I Love God

Friday, June 1, 2007

’Tango’ a dance of love, family, religion

What it means to be a Jew in modern-day Europe after decades of liberalism and intermarriage is the subject of "The Rashevski Tango," a 2003 coproduction and another real find by speciality distributor Menemsha Films ("The Ritchie Boys").
Dolfo Rashevski (Natan Cogan), the film’s irreligious patriarch and death camp survivor, returns to Belgium from Israel where he burped in his rabbi brother’s face as a gesture of disdain. The family is grieving after the death of its matriarch Rosa (Laurence Masliah), Dolfo’s sister-in-law.
She was the family tango enthusiast and linchpin.
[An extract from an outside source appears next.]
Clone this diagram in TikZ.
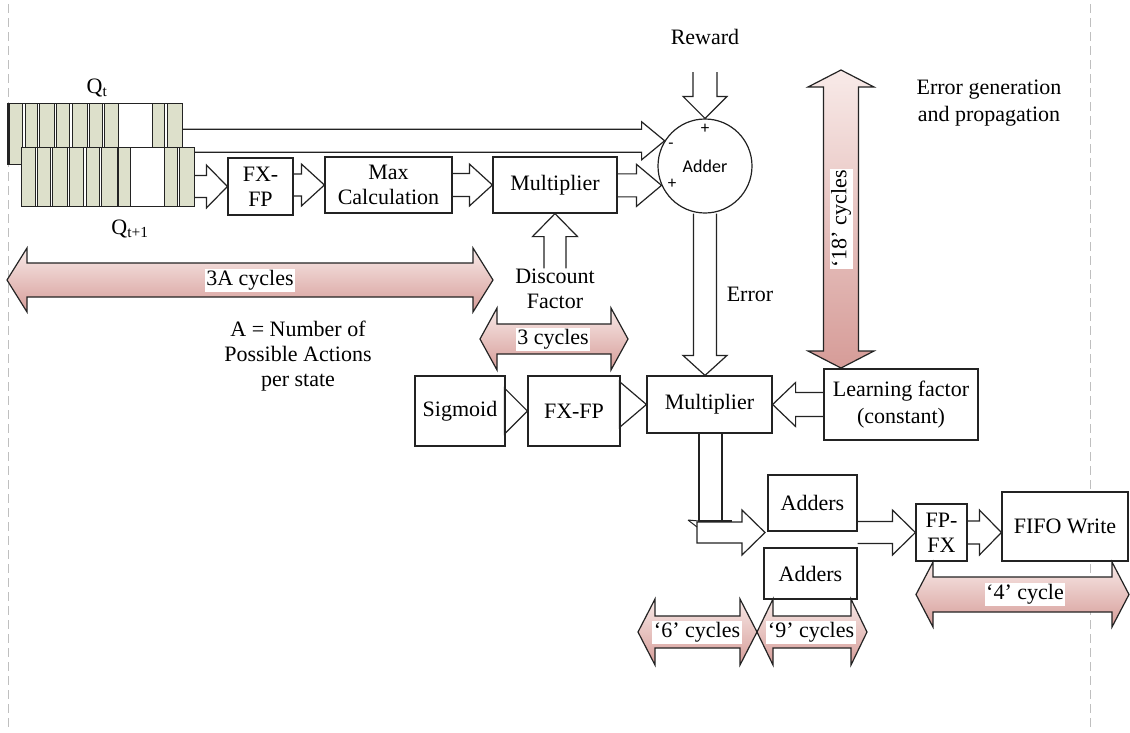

Family friend Antoine (Hippolyte Giradot), meanwhile, wishes to court the vivacious Nina (Tania Garbaski), Rosa’s granddaughter. But Nina wishes to marry a fellow Jew. Antoine offers to convert, but as a rabbi points out, he would then be more Jewish than Nina since her mother Isabelle (Ludmila Mikael) is not a Jew. The radiant Isabelle, it is true, has never felt completely accepted by the Jewish family into which she married, even though her husband Simon (Michel Jonasz), a merchant who has Wagner’s "Ride of the Valkyries" as his ringtone, is a virtual atheist who wouldn’t know a kaddish from a radish.
Meanwhile, Ric Rashevski (Rudi Rosenberg), who served in the Israeli army, proposes to the beautiful Khadija (Selma Kouchy), a Belgian of Arab descent. She has refused Ric, for now.
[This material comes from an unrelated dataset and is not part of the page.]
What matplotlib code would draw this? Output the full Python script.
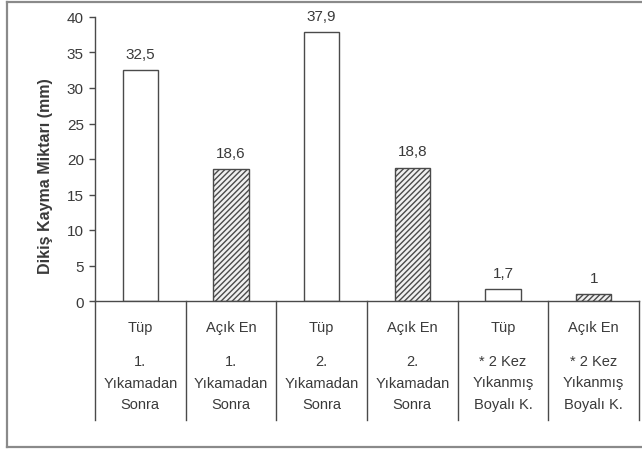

As all of this should demonstrate, it’s often hard to know who is a Jew and who is not. As someone points out, some survivors of the camps gave up on religion afterward, while others embraced Judaism even more fervently. Religion is a tricky subject, but it is handled with subtlety, charm and, in final scenes, real elegiac power by director/co-writer Sam Garbarski and his first-rate cast. Don’t sit this "Tango" out.